Report: Lax Contracting Loses Parks $8.8 Million

A report released Monday by the City Comptroller’s Office found that the Parks and Recreation Department lost a potential $8.8 million in revenue last fiscal year because of bad practices in awarding concession contracts for city attractions. About $728,000 of that lost revenue came from Queens, the report said.

According to the Comptroller’s office, Parks has issues maintaining continuous service at concessions throughout the city, often not giving itself enough time to solicit new contracts and not properly explaining why it rejects some bidders.

Parks gave itself less than a year to finalize a new contract before a previous one ended for 377 of the contracts that expired between 2008 and 2010, the report said.

For all but 14 of those attractions, there was at least a one-month gap of time between the old contract expiring and the new one kicking in, and for 105 of the concessions, no contract was awarded at all.

“… Parks allowed itself an average of 2.5 months to complete the solicitation and award process. However, this process takes considerably more time to complete—10.7 months,” the report said.

That led to the bulk of hypothetically lost revenue—$6.9 million.

According to a breakdown of the concessions that lapsed or were not awarded, Parks missed out on $9,325 of revenue from two locations in Elmhurst, $7,180 of revenue from two locations at Juniper Valley Park in Middle Village, and $2,000 of revenue from three locations in Ridgewood.

City Comptroller John Liu also criticized Park’s record-keeping practices, saying it was impossible to sniff out any conflicts of interest or determine if Parks awarded contracts to appropriate bidders.

“Furthermore, our review found that Parks failed to maintain critical documents or to document key decisions that ensure the integrity of concession awards for the competitive sealed bid and proposal processes,” the report said.

One notable omission in the report was that there was no mention of Forest Park Carousel, an attraction that has been closed since 2008 and gone through three rounds of bidding with no results. Parks’ only feedback on the situation was to say that any bids received were not in the city’s best interest— rebuffing any attempts by bidders to find out how they could rework their proposals to better fit the City’s needs.

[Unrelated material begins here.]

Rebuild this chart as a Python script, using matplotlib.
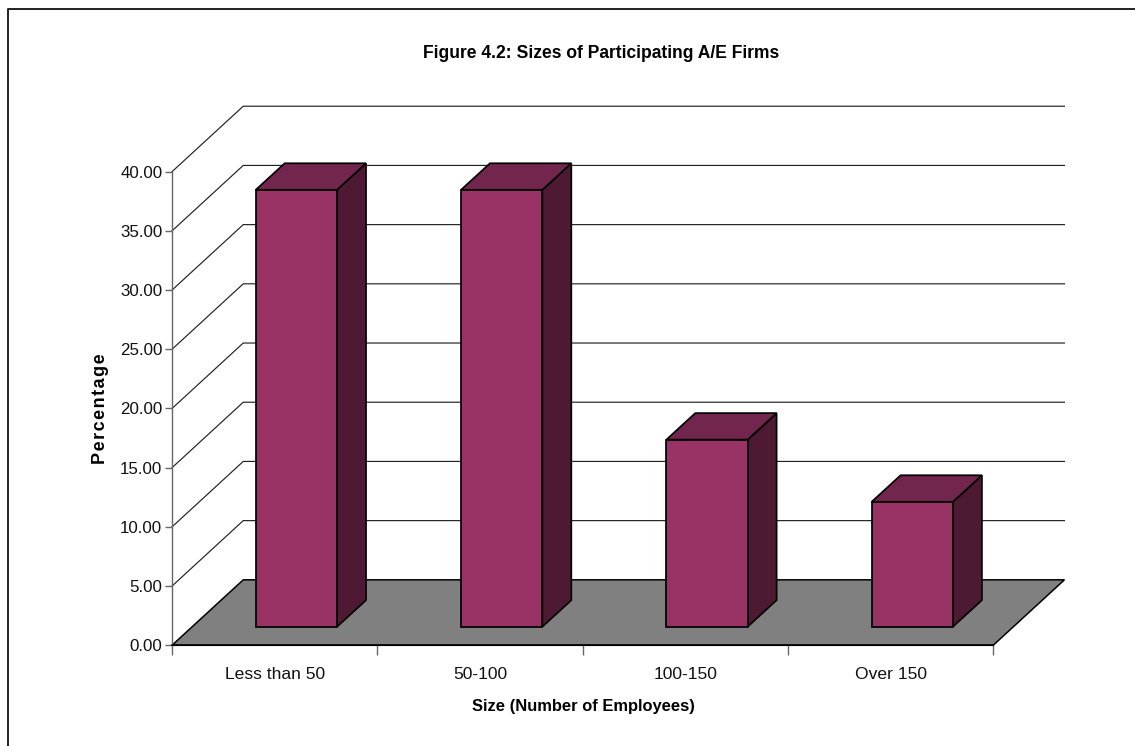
import matplotlib
matplotlib.use("Agg")
import matplotlib.pyplot as plt
from matplotlib.patches import Polygon
from matplotlib.lines import Line2D

W, H = 1135, 746
categories = ["Less than 50", "50-100", "100-150", "Over 150"]
values = [36.9, 36.9, 15.8, 10.55]
y_ticks = [0, 5, 10, 15, 20, 25, 30, 35, 40]
title = "Figure 4.2: Sizes of Participating A/E Firms"
xlabel = "Size (Number of Employees)"
ylabel = "Percentage"

plt.rcParams["font.family"] = ["Liberation Sans", "DejaVu Sans"]

FRONT = "#993366"
TOP = "#73264D"
SIDE = "#4D1933"
FLOOR = "#808080"

# depth of the 3D box, in data units
WALL_DX, WALL_DY = 0.347, 5.53
BAR_OFF_X, BAR_OFF_Y = 0.106, 1.57
BAR_DX, BAR_DY = 0.141, 2.24
BAR_W = 0.396

fig = plt.figure(figsize=(W / 100, H / 100), dpi=100, facecolor="white")
L, R, B, T = 172.0, 993.2, 645.3, 171.7
ax = fig.add_axes([L / W, 1 - B / H, (R - L) / W, (B - T) / H])
ax.set_xlim(0, len(categories))
ax.set_ylim(0, 40)
ax.patch.set_visible(False)

n = len(categories)
# floor
ax.add_patch(Polygon([(0, 0), (n, 0), (n + WALL_DX, WALL_DY), (WALL_DX, WALL_DY)],
                     closed=True, fc=FLOOR, ec="black", lw=1.1, clip_on=False, zorder=2))
# gridlines along wall
for v in y_ticks[1:]:
    ax.plot([0, WALL_DX, n + WALL_DX], [v, v + WALL_DY, v + WALL_DY],
            color="#222222", lw=0.85, clip_on=False, zorder=1, solid_joinstyle="miter")

# bars
for i, v in enumerate(values):
    x0 = i + 0.5 - BAR_W / 2 + BAR_OFF_X
    x1 = x0 + BAR_W
    y0 = BAR_OFF_Y
    y1 = y0 + v
    kw = dict(closed=True, ec="black", lw=1.25, clip_on=False, zorder=3, joinstyle="miter")
    ax.add_patch(Polygon([(x1, y0), (x1 + BAR_DX, y0 + BAR_DY), (x1 + BAR_DX, y1 + BAR_DY), (x1, y1)], fc=SIDE, **kw))
    ax.add_patch(Polygon([(x0, y1), (x1, y1), (x1 + BAR_DX, y1 + BAR_DY), (x0 + BAR_DX, y1 + BAR_DY)], fc=TOP, **kw))
    ax.add_patch(Polygon([(x0, y0), (x1, y0), (x1, y1), (x0, y1)], fc=FRONT, **kw))

# axes
for s in ("top", "right"):
    ax.spines[s].set_visible(False)
ax.spines["left"].set_color("#666666")
ax.spines["left"].set_linewidth(1.0)
ax.spines["bottom"].set_color("black")
ax.spines["bottom"].set_linewidth(1.1)
ax.spines["bottom"].set_zorder(4)
ax.set_yticks(y_ticks)
ax.set_yticklabels([f"{v:.2f}" for v in y_ticks], fontsize=12.2, color="#111111")
ax.set_xticks(range(n + 1))
ax.set_xticklabels([""] * (n + 1))
ax.tick_params(axis="both", length=7, width=1.0, color="#666666", pad=2)
ax.tick_params(axis="y", length=5)
for i, c in enumerate(categories):
    ax.annotate(c, xy=(i + 0.5, 0), xycoords=("data", "axes fraction"), xytext=(0.5, -21),
                textcoords="offset points", ha="center", va="center", fontsize=12.6, color="#111111")

fig.text(601.5 / W, 1 - 53.5 / H, title, ha="center", va="center", fontsize=12.65, fontweight="bold", color="black")
fig.text(583 / W, 1 - 706 / H, xlabel, ha="center", va="center", fontsize=11.85, fontweight="bold", color="black")
fig.text(100.5 / W, 1 - 409 / H, "\u200a".join(ylabel), ha="center", va="center", rotation=90,
         fontsize=13, fontweight="bold", color="black")

# outer frame
fig.add_artist(Line2D([7.5 / W, 7.5 / W, 1], [0, 1 - 9 / H, 1 - 9 / H], color="#222222", lw=1.4))

fig.savefig("out.png", dpi=100)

Although there was no specific mention of Forest Park, that practice was criticized by the report.

“Parks rejected all bids and proposals for 11 concession solicitations without required written justification. Consequently, Parks lost concessions revenue of more than $1.9 million,” the report stated.

According to city regulations, Parks must award a concessions contract to the highest rated bidder unless it determines the contract would not be in the City’s best interest. If Parks officials decide that no bids are suitable, they must submit written justification for that opinion if it’s for a significant concession.

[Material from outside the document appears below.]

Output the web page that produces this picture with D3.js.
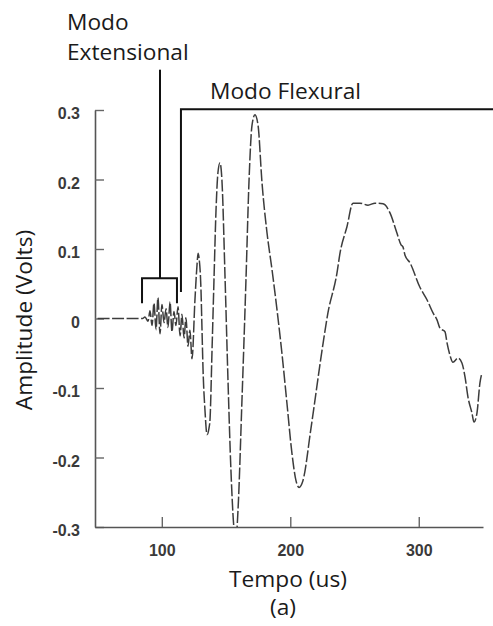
<!DOCTYPE html>
<meta charset="utf-8">
<script src="https://d3js.org/d3.v7.min.js"></script>
<style>
  body { margin: 0; background: #fff; }
</style>
<div id="chart"></div>
<script>

// signal: time (us) and amplitude (Volts)
const time = [
  50, 85, 86.9, 89.3, 90.8, 92.4, 93.9, 95.5, 97.0, 98.6,
  100.1, 101.7, 103.3, 104.8, 106.4, 107.9, 109.5, 111.0, 112.6, 114.2,
  115.7, 117.3, 118.8, 120.4, 121.9, 123.5, 125.8, 127.4, 128.2, 129.0,
  130.5, 131.3, 132.1, 133.6, 135.2, 136.7, 137.5, 139.1, 140.6, 142.2,
  143.7, 145.3, 146.8, 149.2, 151.5, 153.8, 156.2, 157.7, 159.3, 162.4,
  165.5, 167.9, 170.2, 172.5, 174.9, 178.0, 181.9, 185.8, 189.7, 193.5,
  197.4, 201.3, 204.4, 206.8, 209.9, 216.1, 225.5, 229.3, 236.3, 238.7,
  244.1, 248.8, 254.2, 260.5, 265.9, 272.2, 277.6, 283.0, 286.2, 287.7,
  289.3, 293.2, 300.9, 306.4, 311.1, 314.2, 316.5, 320.4, 322.0, 324.3,
  326.6, 330.5, 333.6, 336.0, 338.3, 341.4, 343.0, 345.3, 347.6, 349.2
];
const amplitude = [
  0, 0, 0.002, -0.004, 0.011, -0.010, 0.022, -0.016, 0.030, -0.022,
  0.020, -0.006, 0.014, -0.013, 0.024, -0.019, 0.010, -0.010, 0.017, -0.025,
  0.006, -0.028, 0.001, -0.040, -0.017, -0.058, 0.027, 0.077, 0.094, 0.087,
  0.041, -0.017, -0.074, -0.132, -0.167, -0.158, -0.146, -0.045, 0.055, 0.156,
  0.210, 0.224, 0.199, 0.060, -0.088, -0.218, -0.303, -0.318, -0.276, -0.117,
  0.055, 0.199, 0.278, 0.293, 0.278, 0.195, 0.123, 0.070, 0.012, -0.050,
  -0.122, -0.194, -0.233, -0.243, -0.233, -0.158, -0.036, 0.008, 0.065, 0.094,
  0.132, 0.166, 0.166, 0.163, 0.166, 0.165, 0.152, 0.123, 0.106, 0.103,
  0.091, 0.080, 0.045, 0.027, 0.008, -0.002, -0.014, -0.019, -0.035, -0.053,
  -0.063, -0.057, -0.064, -0.084, -0.113, -0.136, -0.149, -0.136, -0.093, -0.078
];

const xTicks = [100, 200, 300];
const yTicks = [-0.3, -0.2, -0.1, 0, 0.1, 0.2, 0.3];

// bracket annotations, in data units
const extBracket = {t0: 84.6, t1: 111.8, stem: 98.6, top: 0.058, leg: 0.022, stemTop: 0.358};
const flexLine = {t: 114.9, bottom: 0.038, top: 0.301};

const W = 493, H = 626;
const margin = {top: 110, right: 10, bottom: 99, left: 95};

const svg = d3.select("#chart")
  .append("svg")
    .attr("width", W)
    .attr("height", H)
    .style("font-family", "'Open Sans', sans-serif");

svg.append("rect").attr("width", W).attr("height", H).attr("fill", "#fff");

const x = d3.scaleLinear()
  .domain([48, 350])
  .range([margin.left, W - margin.right]);
const y = d3.scaleLinear()
  .domain([-0.3, 0.3])
  .range([H - margin.bottom, margin.top]);

// axes
const yAxis = svg.append("g")
  .attr("transform", `translate(${margin.left},0)`)
  .call(d3.axisLeft(y)
    .tickValues(yTicks)
    .tickFormat(d => String(d))
    .tickSizeInner(-9)
    .tickSizeOuter(0)
    .tickPadding(15));

const xAxis = svg.append("g")
  .attr("transform", `translate(0,${H - margin.bottom})`)
  .call(d3.axisBottom(x)
    .tickValues(xTicks)
    .tickSizeInner(-10)
    .tickSizeOuter(0)
    .tickPadding(18));

[xAxis, yAxis].forEach(g => {
  g.select(".domain").attr("stroke", "#555").attr("stroke-width", 1.6);
  g.selectAll(".tick line").attr("stroke", "#666").attr("stroke-width", 1.4);
  g.selectAll(".tick text")
    .attr("fill", "#3a3a3a")
    .style("font-family", "'Liberation Sans', Arial, sans-serif")
    .style("font-size", "16px")
    .style("font-weight", "bold");
});
yAxis.selectAll(".tick text").attr("dy", "0.55em");

// clip for the signal
svg.append("clipPath").attr("id", "plot")
  .append("rect")
    .attr("x", margin.left)
    .attr("y", margin.top)
    .attr("width", W - margin.right - margin.left)
    .attr("height", H - margin.bottom - margin.top);

const line = d3.line()
  .x((d, i) => x(time[i]))
  .y(d => y(d))
  .curve(d3.curveMonotoneX);

svg.append("path")
  .datum(amplitude)
  .attr("clip-path", "url(#plot)")
  .attr("fill", "none")
  .attr("stroke", "#3c3c3c")
  .attr("stroke-width", 1.5)
  .attr("stroke-dasharray", "12 2.5")
  .attr("d", line);

// annotation lines
const ann = svg.append("g")
  .attr("fill", "none")
  .attr("stroke", "#111")
  .attr("stroke-width", 2);

ann.append("path")
  .attr("d", `M${x(extBracket.stem)},${y(extBracket.stemTop)}V${y(extBracket.top)}`);
ann.append("path")
  .attr("d", `M${x(extBracket.t0)},${y(extBracket.leg)}V${y(extBracket.top)}H${x(extBracket.t1)}V${y(extBracket.leg)}`);
ann.append("path")
  .attr("d", `M${x(flexLine.t)},${y(flexLine.bottom)}V${y(flexLine.top)}H${W}`);

// texts
const txt = svg.append("g")
  .attr("fill", "#1a1a1a")
  .style("font-size", "22.7px");

txt.append("text").attr("x", 67).attr("y", 30).text("Modo");
txt.append("text").attr("x", 67).attr("y", 60).text("Extensional");
txt.append("text").attr("x", 210).attr("y", 99).text("Modo Flexural");

txt.append("text")
  .attr("x", 288)
  .attr("y", 587)
  .attr("text-anchor", "middle")
  .text("Tempo (us)");
txt.append("text")
  .attr("x", 283)
  .attr("y", 615)
  .attr("text-anchor", "middle")
  .text("(a)");
txt.append("text")
  .attr("transform", "translate(32,320) rotate(-90)")
  .attr("text-anchor", "middle")
  .text("Amplitude (Volts)");

</script>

“However, for these 11 solicitations, Parks made no such determinations. For example, in 2009, Parks rejected all bids for a significant concession to sell t-shirts in multiple locations in Central Park and Theodore Roosevelt Park. Parks resolicited this concession in 2010 and again rejected all bids. In both instances, Parks did not maintain documentation to justify its decision,” the report states. “This concession has not operated since June 2009, resulting in approximately $643,222 in foregone revenue.”

When asked about Forest Park Carousel, Scott Sieber, a spokesman for the Comptroller, said the report didn’t include the carousel because they found that Parks acted appropriately.

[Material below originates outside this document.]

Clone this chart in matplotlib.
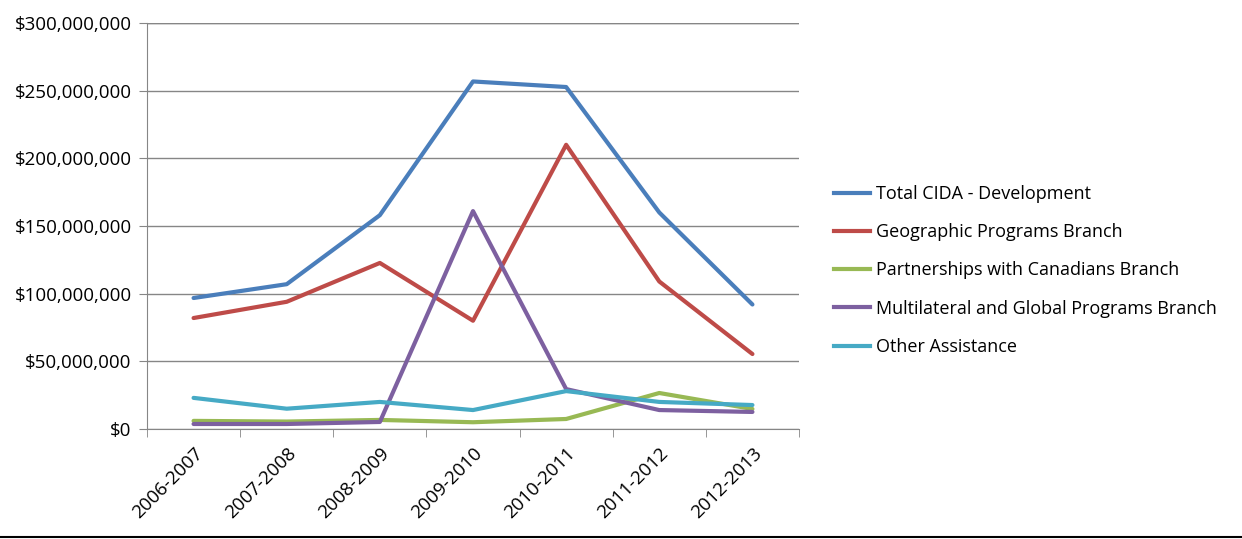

Parks was not required to explain its decision to reject the proposals because Forest Park Carousel wouldn’t generate $100,000 of revenue, the contract wasn’t for 10 or more years and there was no significant land use impacts and implications—any of which would qualify a concession as “significant” and require an explanation.

Parks was given a chance to respond in the report and said that there is no rule requiring them to guarantee continuous operations at concessions.

A letter from Robert Garafola, Parks’ deputy commissioner for management and budget, defended their handling of the more than 400 concessions in the city.

He wrote that the delays in awarding new contracts indicates sound management, which screens out bad concessionaires, legal concerns or potential criminal activity.

“The Report’s characterization of the decisions as examples of ‘forgone revenue’ apparently indicate that the Comptrollers’ Office would have Parks choose to ignore criminal activity in favor of continued revenue streams, and/or engage in extra-le- gal means to regain control of our facilities rather than allowing litigation to take its course. Parks rejects those conclusions in their entirety,” Parks’s statement said.

The response is dated Nov. 2—12 days before news broke about a federal probe into Liu’s fundraising practices.